◆ Exercise task ◆
Take the material below and retype it in full; pictures are left out.

◆ Supplied information ◆
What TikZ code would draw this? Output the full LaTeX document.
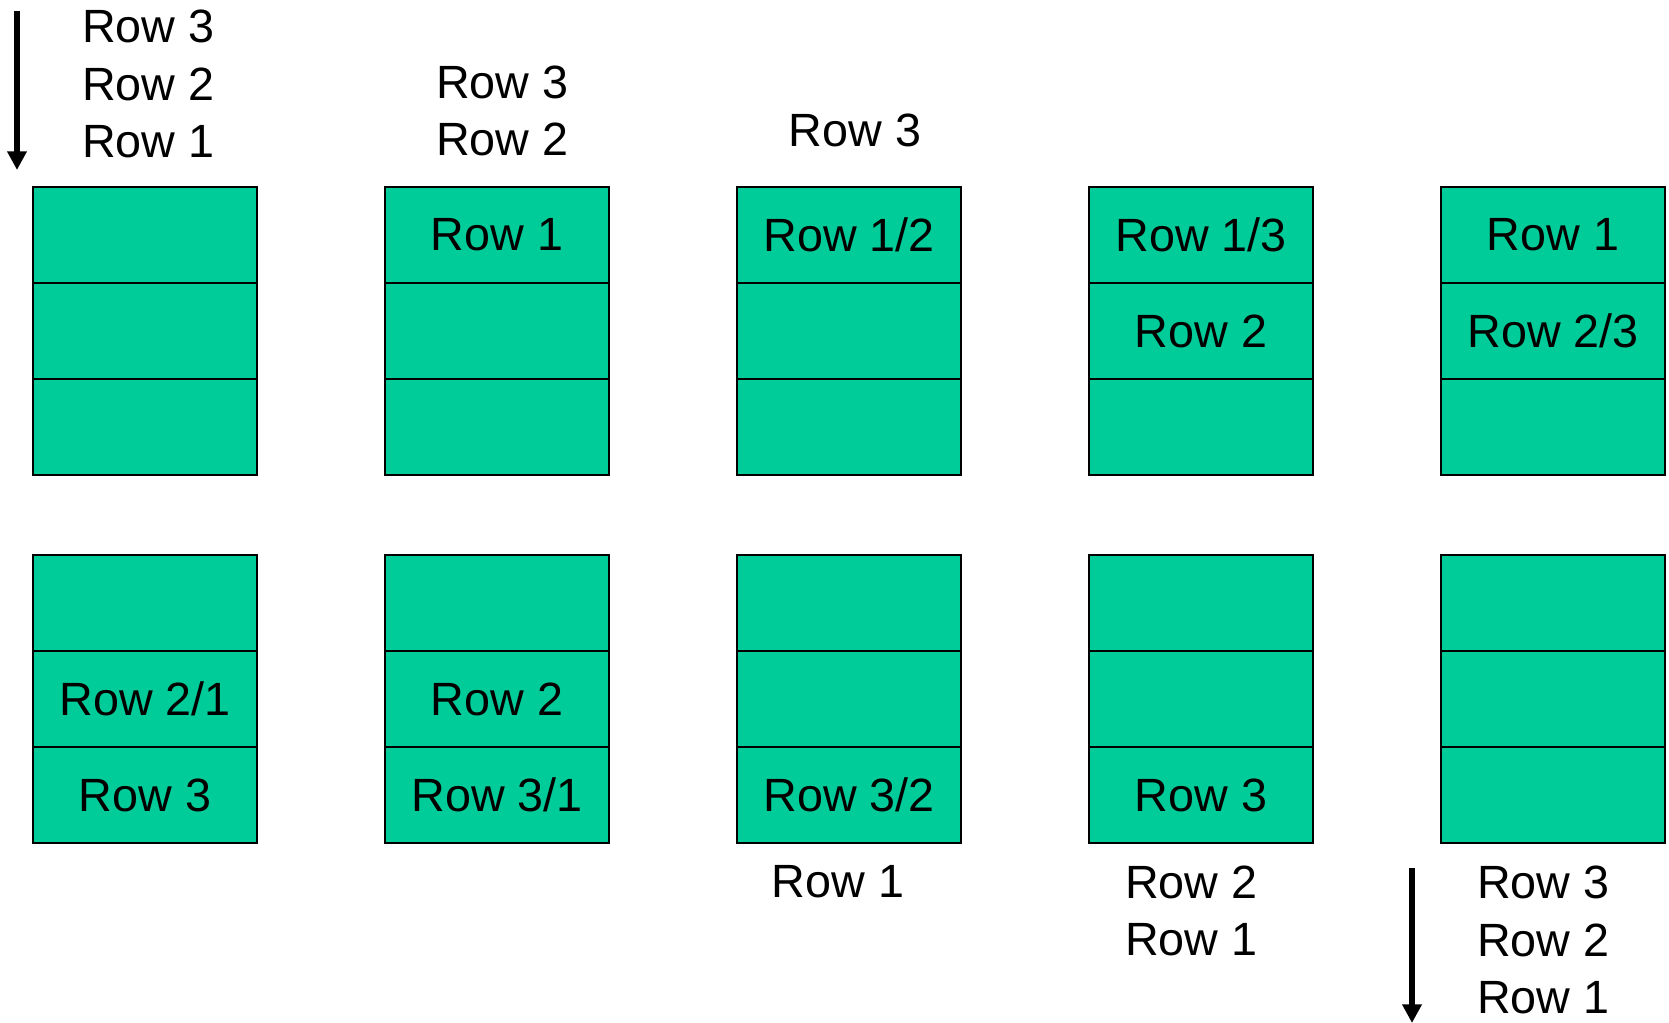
\documentclass[tikz,border=0pt]{standalone}
\usepackage{fontspec}
\setmainfont{Liberation Sans}
\usepackage{xcolor}
\usetikzlibrary{positioning, arrows.meta}
\definecolor{cellgreen}{RGB}{0,204,153}
\newcommand{\rowlabel}[1]{Row #1}

\begin{document}
\begin{tikzpicture}[x=0.75pt, y=-0.75pt, font=\fontsize{35}{43}\selectfont,
  cell/.style={draw, line width=1.5pt, fill=cellgreen, minimum width=168pt, minimum height=72pt, inner sep=0pt, outer sep=0pt},
  rowlist/.style={align=left, inner sep=0pt},
  flow/.style={line width=4.2pt, -{Triangle[length=14pt, width=14pt]}}]
\useasboundingbox (0,0) rectangle (1669,1023);
% upper stage
\node [cell] (t1a) at (145,235) {};
\node [cell, below=0pt of t1a] (t1b) {};
\node [cell, below=0pt of t1b] (t1c) {};
\node [cell] (t2a) at (497,235) {\rowlabel{1}};
\node [cell, below=0pt of t2a] (t2b) {};
\node [cell, below=0pt of t2b] (t2c) {};
\node [cell] (t3a) at (849,235) {\rowlabel{1/2}};
\node [cell, below=0pt of t3a] (t3b) {};
\node [cell, below=0pt of t3b] (t3c) {};
\node [cell] (t4a) at (1201,235) {\rowlabel{1/3}};
\node [cell, below=0pt of t4a] (t4b) {\rowlabel{2}};
\node [cell, below=0pt of t4b] (t4c) {};
\node [cell] (t5a) at (1553,235) {\rowlabel{1}};
\node [cell, below=0pt of t5a] (t5b) {\rowlabel{2/3}};
\node [cell, below=0pt of t5b] (t5c) {};
% lower stage
\node [cell] (b1a) at (145,603) {};
\node [cell, below=0pt of b1a] (b1b) {\rowlabel{2/1}};
\node [cell, below=0pt of b1b] (b1c) {\rowlabel{3}};
\node [cell] (b2a) at (497,603) {};
\node [cell, below=0pt of b2a] (b2b) {\rowlabel{2}};
\node [cell, below=0pt of b2b] (b2c) {\rowlabel{3/1}};
\node [cell] (b3a) at (849,603) {};
\node [cell, below=0pt of b3a] (b3b) {};
\node [cell, below=0pt of b3b] (b3c) {\rowlabel{3/2}};
\node [cell] (b4a) at (1201,603) {};
\node [cell, below=0pt of b4a] (b4b) {};
\node [cell, below=0pt of b4b] (b4c) {\rowlabel{3}};
\node [cell] (b5a) at (1553,603) {};
\node [cell, below=0pt of b5a] (b5b) {};
\node [cell, below=0pt of b5b] (b5c) {};
% rows waiting and rows done
\node [rowlist, anchor=west] (in1) at (82,84) {\rowlabel{3}\\\rowlabel{2}\\\rowlabel{1}};
\node [rowlist, anchor=west] (in2) at (436,111) {\rowlabel{3}\\\rowlabel{2}};
\node [rowlist] (in3) at (855,130) {\rowlabel{3}};
\node [rowlist] (out3) at (838,882) {\rowlabel{1}};
\node [rowlist, anchor=west] (out4) at (1125,911) {\rowlabel{2}\\\rowlabel{1}};
\node [rowlist, anchor=west] (out5) at (1477,940) {\rowlabel{3}\\\rowlabel{2}\\\rowlabel{1}};
\coordinate (inS) at (17,11);
\coordinate (inE) at (17,170);
\coordinate (outS) at (1412,868);
\coordinate (outE) at (1412,1023);
\draw [flow] (inS) -- (inE);
\draw [flow] (outS) -- (outE);
\end{tikzpicture}
\end{document}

◆ Exercise response ◆
What TikZ code would draw this? Output the full LaTeX document.
\documentclass[tikz,border=0pt]{standalone}
\usepackage{fontspec}
\setmainfont{Liberation Sans}
\usepackage{xcolor}
\usetikzlibrary{positioning, arrows.meta}
\definecolor{cellgreen}{RGB}{0,204,153}
\newcommand{\rowlabel}[1]{Row #1}

\begin{document}
\begin{tikzpicture}[x=0.75pt, y=-0.75pt, font=\fontsize{35}{43}\selectfont,
  cell/.style={draw, line width=1.5pt, fill=cellgreen, minimum width=168pt, minimum height=72pt, inner sep=0pt, outer sep=0pt},
  rowlist/.style={align=left, inner sep=0pt},
  flow/.style={line width=4.2pt, -{Triangle[length=14pt, width=14pt]}}]
\useasboundingbox (0,0) rectangle (1669,1023);
% upper stage
\node [cell] (t1a) at (145,235) {};
\node [cell, below=0pt of t1a] (t1b) {};
\node [cell, below=0pt of t1b] (t1c) {};
\node [cell] (t2a) at (497,235) {\rowlabel{1}};
\node [cell, below=0pt of t2a] (t2b) {};
\node [cell, below=0pt of t2b] (t2c) {};
\node [cell] (t3a) at (849,235) {\rowlabel{1/2}};
\node [cell, below=0pt of t3a] (t3b) {};
\node [cell, below=0pt of t3b] (t3c) {};
\node [cell] (t4a) at (1201,235) {\rowlabel{1/3}};
\node [cell, below=0pt of t4a] (t4b) {\rowlabel{2}};
\node [cell, below=0pt of t4b] (t4c) {};
\node [cell] (t5a) at (1553,235) {\rowlabel{1}};
\node [cell, below=0pt of t5a] (t5b) {\rowlabel{2/3}};
\node [cell, below=0pt of t5b] (t5c) {};
% lower stage
\node [cell] (b1a) at (145,603) {};
\node [cell, below=0pt of b1a] (b1b) {\rowlabel{2/1}};
\node [cell, below=0pt of b1b] (b1c) {\rowlabel{3}};
\node [cell] (b2a) at (497,603) {};
\node [cell, below=0pt of b2a] (b2b) {\rowlabel{2}};
\node [cell, below=0pt of b2b] (b2c) {\rowlabel{3/1}};
\node [cell] (b3a) at (849,603) {};
\node [cell, below=0pt of b3a] (b3b) {};
\node [cell, below=0pt of b3b] (b3c) {\rowlabel{3/2}};
\node [cell] (b4a) at (1201,603) {};
\node [cell, below=0pt of b4a] (b4b) {};
\node [cell, below=0pt of b4b] (b4c) {\rowlabel{3}};
\node [cell] (b5a) at (1553,603) {};
\node [cell, below=0pt of b5a] (b5b) {};
\node [cell, below=0pt of b5b] (b5c) {};
% rows waiting and rows done
\node [rowlist, anchor=west] (in1) at (82,84) {\rowlabel{3}\\\rowlabel{2}\\\rowlabel{1}};
\node [rowlist, anchor=west] (in2) at (436,111) {\rowlabel{3}\\\rowlabel{2}};
\node [rowlist] (in3) at (855,130) {\rowlabel{3}};
\node [rowlist] (out3) at (838,882) {\rowlabel{1}};
\node [rowlist, anchor=west] (out4) at (1125,911) {\rowlabel{2}\\\rowlabel{1}};
\node [rowlist, anchor=west] (out5) at (1477,940) {\rowlabel{3}\\\rowlabel{2}\\\rowlabel{1}};
\coordinate (inS) at (17,11);
\coordinate (inE) at (17,170);
\coordinate (outS) at (1412,868);
\coordinate (outE) at (1412,1023);
\draw [flow] (inS) -- (inE);
\draw [flow] (outS) -- (outE);
\end{tikzpicture}
\end{document}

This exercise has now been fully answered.